Columbus, Ohio — An Ohio State University trustee who thought football coach Urban Meyer deserved more than a three-game suspension and resigned from the board over it said Thursday that he was alone in advocating a stiffer penalty when trustees discussed the matter.
Former board chairman Jeffrey Wadsworth resigned after Ohio State suspended Meyer and athletic director Gene Smith last week following a two-week investigation, which found they had tolerated bad behavior for years from a now-fired assistant coach also accused of but not charged with domestic violence.
Wadsworth told the New York Times on Thursday that he felt Meyer hadn’t demonstrated “high-integrity behavior” and that the findings of the investigation “raised an issue of standards, values – not how many games someone should be suspended for.”
The findings included that Meyer should have told university officials about domestic violence allegations made against the assistant in 2015 and that Meyer intentionally misled reporters about what he knew when asked about the matter this summer. Trustees met to discuss those findings on Aug. 22.
Wadsworth told the newspaper he left the daylong meeting at lunch, learned of President Michael Drake’s resulting decision after it was publicized, and resigned that night.
He wouldn’t comment further about that move when reached by The Associated Press.
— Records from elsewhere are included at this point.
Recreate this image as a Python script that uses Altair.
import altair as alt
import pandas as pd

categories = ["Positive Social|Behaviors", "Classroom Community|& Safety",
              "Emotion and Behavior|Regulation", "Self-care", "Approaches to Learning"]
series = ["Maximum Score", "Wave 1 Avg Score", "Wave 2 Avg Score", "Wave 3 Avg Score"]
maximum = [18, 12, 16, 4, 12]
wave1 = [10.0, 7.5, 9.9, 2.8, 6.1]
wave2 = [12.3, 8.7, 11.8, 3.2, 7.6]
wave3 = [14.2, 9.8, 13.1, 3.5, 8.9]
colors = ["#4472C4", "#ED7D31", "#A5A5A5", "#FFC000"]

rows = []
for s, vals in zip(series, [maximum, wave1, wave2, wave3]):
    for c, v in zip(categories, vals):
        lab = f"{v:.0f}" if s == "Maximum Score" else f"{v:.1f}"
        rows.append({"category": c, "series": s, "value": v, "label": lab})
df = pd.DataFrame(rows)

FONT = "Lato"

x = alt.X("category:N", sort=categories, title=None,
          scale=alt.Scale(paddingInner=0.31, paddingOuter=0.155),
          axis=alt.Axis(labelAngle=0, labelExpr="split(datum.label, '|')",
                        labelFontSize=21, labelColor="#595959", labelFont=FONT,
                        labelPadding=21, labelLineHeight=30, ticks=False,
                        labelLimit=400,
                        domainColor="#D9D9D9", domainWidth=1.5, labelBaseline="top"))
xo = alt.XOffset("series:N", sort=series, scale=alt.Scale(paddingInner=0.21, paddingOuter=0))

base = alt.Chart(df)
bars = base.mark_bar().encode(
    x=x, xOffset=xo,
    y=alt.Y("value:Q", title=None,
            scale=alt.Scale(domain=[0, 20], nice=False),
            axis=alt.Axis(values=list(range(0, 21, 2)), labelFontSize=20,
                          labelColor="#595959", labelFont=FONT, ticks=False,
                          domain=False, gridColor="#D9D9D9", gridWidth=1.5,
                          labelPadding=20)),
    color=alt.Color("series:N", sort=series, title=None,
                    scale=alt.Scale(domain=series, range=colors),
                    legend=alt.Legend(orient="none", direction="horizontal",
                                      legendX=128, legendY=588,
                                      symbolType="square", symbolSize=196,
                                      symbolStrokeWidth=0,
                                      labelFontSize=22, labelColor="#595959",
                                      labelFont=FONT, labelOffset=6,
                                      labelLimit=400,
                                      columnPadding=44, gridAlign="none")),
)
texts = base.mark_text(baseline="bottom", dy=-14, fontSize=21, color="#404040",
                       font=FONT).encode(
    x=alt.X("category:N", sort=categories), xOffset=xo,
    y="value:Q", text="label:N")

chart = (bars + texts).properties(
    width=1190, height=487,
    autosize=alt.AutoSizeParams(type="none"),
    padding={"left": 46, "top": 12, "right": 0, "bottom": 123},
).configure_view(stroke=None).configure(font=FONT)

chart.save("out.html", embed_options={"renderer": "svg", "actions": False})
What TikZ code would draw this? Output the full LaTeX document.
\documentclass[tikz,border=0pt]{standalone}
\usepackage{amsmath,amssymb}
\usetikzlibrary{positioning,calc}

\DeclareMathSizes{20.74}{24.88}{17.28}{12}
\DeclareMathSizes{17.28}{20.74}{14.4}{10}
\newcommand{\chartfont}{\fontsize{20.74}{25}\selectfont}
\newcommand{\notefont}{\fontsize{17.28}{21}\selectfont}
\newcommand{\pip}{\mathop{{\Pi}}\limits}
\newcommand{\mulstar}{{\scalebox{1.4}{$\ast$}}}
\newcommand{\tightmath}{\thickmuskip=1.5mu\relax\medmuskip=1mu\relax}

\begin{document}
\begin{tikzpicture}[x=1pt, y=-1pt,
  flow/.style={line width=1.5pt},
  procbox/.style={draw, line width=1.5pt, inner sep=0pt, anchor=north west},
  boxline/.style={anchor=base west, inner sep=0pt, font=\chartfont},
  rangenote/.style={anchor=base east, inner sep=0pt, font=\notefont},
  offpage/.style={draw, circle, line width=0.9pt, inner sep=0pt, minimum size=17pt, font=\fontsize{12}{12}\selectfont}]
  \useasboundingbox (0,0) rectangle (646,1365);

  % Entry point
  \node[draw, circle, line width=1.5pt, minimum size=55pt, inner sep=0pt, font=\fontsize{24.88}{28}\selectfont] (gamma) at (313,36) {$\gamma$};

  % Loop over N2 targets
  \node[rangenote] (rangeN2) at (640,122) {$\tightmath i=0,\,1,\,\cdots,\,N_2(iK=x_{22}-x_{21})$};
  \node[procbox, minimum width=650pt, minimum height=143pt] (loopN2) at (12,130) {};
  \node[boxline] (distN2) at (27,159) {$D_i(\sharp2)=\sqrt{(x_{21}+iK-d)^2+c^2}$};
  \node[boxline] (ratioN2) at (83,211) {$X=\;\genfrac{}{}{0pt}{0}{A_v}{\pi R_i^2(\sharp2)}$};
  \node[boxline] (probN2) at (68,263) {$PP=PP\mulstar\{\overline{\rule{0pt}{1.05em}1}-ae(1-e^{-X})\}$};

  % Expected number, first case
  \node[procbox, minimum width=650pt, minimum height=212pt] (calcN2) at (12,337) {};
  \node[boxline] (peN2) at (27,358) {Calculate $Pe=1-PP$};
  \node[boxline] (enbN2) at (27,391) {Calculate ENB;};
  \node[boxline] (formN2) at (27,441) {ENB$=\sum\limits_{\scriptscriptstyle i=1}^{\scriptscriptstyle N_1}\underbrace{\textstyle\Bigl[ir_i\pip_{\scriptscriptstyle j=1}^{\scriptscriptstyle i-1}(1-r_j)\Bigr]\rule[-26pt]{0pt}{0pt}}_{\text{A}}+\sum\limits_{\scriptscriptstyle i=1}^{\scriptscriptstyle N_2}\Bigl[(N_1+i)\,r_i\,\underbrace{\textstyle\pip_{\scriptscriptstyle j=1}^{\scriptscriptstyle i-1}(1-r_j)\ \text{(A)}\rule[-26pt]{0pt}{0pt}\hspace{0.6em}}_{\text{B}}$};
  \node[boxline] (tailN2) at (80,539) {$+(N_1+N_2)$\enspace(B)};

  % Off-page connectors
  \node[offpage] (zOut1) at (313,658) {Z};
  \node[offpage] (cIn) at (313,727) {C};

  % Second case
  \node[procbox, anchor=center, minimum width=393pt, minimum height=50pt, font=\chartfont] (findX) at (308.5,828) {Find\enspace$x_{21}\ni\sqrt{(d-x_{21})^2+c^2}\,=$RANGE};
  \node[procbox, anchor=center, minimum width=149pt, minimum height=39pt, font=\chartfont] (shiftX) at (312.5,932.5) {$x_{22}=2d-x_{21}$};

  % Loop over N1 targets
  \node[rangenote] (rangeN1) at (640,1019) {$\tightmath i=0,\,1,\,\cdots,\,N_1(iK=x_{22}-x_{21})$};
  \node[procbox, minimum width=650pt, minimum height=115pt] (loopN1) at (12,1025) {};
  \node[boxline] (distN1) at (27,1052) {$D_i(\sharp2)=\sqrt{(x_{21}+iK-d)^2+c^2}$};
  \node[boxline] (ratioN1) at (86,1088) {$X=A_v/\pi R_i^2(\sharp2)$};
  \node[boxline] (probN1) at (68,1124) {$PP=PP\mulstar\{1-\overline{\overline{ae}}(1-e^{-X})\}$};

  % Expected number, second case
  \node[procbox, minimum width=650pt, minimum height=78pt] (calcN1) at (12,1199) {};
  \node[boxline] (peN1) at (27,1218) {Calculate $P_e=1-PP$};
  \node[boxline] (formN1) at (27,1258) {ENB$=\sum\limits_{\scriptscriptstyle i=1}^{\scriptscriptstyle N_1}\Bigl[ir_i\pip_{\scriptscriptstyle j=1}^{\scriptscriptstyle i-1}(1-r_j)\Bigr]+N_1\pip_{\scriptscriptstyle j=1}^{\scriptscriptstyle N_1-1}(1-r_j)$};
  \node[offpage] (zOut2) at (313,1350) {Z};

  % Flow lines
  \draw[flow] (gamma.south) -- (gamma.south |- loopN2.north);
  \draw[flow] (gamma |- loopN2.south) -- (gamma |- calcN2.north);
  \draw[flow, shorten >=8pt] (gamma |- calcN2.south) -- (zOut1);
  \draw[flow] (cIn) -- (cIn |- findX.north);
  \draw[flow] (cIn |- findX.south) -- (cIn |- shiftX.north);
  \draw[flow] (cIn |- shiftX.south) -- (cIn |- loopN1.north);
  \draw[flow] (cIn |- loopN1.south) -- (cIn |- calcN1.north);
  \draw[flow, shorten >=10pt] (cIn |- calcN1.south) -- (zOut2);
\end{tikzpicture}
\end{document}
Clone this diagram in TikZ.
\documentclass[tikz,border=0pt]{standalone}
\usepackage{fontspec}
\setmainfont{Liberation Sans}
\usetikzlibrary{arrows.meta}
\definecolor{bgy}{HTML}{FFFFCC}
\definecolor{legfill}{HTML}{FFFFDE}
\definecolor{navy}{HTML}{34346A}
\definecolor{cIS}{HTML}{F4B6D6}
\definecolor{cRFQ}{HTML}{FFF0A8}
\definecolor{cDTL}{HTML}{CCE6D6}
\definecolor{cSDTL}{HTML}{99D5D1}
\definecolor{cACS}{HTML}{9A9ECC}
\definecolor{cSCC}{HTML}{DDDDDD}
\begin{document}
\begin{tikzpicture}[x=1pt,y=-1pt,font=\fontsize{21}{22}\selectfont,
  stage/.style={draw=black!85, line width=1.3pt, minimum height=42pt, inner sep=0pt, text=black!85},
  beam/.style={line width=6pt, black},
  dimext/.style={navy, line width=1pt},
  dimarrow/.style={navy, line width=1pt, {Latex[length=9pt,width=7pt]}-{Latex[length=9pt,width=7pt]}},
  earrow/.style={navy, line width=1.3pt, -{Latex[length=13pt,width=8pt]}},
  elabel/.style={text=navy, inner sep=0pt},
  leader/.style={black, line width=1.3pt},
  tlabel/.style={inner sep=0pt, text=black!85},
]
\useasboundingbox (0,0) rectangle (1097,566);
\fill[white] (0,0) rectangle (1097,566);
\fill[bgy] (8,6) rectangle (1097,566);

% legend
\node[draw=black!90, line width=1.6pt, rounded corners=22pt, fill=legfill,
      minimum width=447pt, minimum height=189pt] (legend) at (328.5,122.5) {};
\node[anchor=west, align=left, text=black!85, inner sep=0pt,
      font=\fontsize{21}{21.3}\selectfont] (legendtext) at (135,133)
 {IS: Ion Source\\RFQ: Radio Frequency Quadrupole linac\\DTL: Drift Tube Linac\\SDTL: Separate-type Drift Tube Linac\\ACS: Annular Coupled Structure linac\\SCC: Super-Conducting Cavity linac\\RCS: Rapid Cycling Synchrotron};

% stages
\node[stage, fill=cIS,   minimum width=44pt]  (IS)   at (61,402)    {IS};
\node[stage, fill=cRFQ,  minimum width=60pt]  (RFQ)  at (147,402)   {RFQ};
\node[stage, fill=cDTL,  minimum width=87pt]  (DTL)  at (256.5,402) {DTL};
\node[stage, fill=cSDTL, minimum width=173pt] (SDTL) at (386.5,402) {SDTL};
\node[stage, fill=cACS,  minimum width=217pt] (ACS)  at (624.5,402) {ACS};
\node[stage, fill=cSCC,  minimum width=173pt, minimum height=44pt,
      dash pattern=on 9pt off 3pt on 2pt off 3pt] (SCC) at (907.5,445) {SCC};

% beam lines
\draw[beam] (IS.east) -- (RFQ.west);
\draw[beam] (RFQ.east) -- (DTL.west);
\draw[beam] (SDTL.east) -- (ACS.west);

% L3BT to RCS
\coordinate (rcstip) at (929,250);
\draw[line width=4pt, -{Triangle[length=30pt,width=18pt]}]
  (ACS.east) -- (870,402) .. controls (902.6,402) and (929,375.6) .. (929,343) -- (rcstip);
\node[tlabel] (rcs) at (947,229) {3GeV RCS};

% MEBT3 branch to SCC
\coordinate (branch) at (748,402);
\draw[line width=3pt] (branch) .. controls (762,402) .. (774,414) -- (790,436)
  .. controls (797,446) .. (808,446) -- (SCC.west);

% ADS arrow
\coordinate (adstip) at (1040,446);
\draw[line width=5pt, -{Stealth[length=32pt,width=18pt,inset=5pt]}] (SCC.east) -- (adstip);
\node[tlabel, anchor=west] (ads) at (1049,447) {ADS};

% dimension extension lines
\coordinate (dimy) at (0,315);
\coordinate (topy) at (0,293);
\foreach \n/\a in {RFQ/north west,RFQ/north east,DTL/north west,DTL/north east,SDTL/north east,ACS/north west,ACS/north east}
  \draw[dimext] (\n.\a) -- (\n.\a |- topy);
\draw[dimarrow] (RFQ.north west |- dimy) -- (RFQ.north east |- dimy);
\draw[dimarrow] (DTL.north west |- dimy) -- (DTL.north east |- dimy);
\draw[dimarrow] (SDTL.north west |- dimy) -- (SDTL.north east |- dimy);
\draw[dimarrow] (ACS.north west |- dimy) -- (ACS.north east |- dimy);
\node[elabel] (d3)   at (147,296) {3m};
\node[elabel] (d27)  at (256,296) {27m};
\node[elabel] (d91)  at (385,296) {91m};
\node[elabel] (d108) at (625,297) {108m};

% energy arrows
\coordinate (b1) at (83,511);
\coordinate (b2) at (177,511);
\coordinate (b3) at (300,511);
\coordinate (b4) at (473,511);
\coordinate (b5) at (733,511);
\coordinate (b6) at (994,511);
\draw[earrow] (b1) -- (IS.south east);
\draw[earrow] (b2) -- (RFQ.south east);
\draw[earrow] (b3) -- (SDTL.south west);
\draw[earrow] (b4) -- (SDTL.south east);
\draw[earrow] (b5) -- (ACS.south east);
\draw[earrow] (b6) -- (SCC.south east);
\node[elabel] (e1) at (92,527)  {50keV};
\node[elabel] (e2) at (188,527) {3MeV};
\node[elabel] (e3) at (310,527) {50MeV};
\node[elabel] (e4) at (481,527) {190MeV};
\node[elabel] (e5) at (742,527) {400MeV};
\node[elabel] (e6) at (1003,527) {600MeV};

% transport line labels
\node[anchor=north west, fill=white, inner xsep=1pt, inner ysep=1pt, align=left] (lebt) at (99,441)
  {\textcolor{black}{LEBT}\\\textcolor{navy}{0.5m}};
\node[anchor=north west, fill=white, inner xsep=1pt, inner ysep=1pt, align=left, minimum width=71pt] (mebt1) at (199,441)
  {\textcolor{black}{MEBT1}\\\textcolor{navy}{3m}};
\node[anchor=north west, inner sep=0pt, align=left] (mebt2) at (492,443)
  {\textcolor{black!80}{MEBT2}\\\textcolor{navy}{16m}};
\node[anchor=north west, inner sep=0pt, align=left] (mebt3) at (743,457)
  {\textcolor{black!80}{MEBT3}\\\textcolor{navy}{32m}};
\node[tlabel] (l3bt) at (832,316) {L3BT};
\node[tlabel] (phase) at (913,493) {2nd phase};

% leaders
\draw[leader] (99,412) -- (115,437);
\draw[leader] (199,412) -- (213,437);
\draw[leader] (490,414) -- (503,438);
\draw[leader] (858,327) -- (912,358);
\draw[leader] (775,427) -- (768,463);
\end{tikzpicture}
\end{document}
He also isn’t sharing others details about the trustees’ private discussions on the matter, and no other members of the board have done so.
In a statement Thursday, Ohio State said the trustees and Drake “had a frank and comprehensive discussion last week” and that “a wide variety of perspectives were expressed in reaching a consensus.”
The school said Wadsworth, a retired president of Battelle Memorial Institute, was “an exceptionally valuable member of the board,” where he’d served since 2010.
The Meyer discussion certainly wasn’t his first involving the professional fate of a scrutinized employee with many fans. Wadsworth was board chairman in 2014 when Drake decided to fire marching band director Jonathan Waters after an investigation uncovered band traditions and rituals that were racy, raunchy or suggestive. Waters said he’d been trying to change such activities, but Drake and the university insisted that Waters controlled the band and answered for its practices, even those that came from old traditions.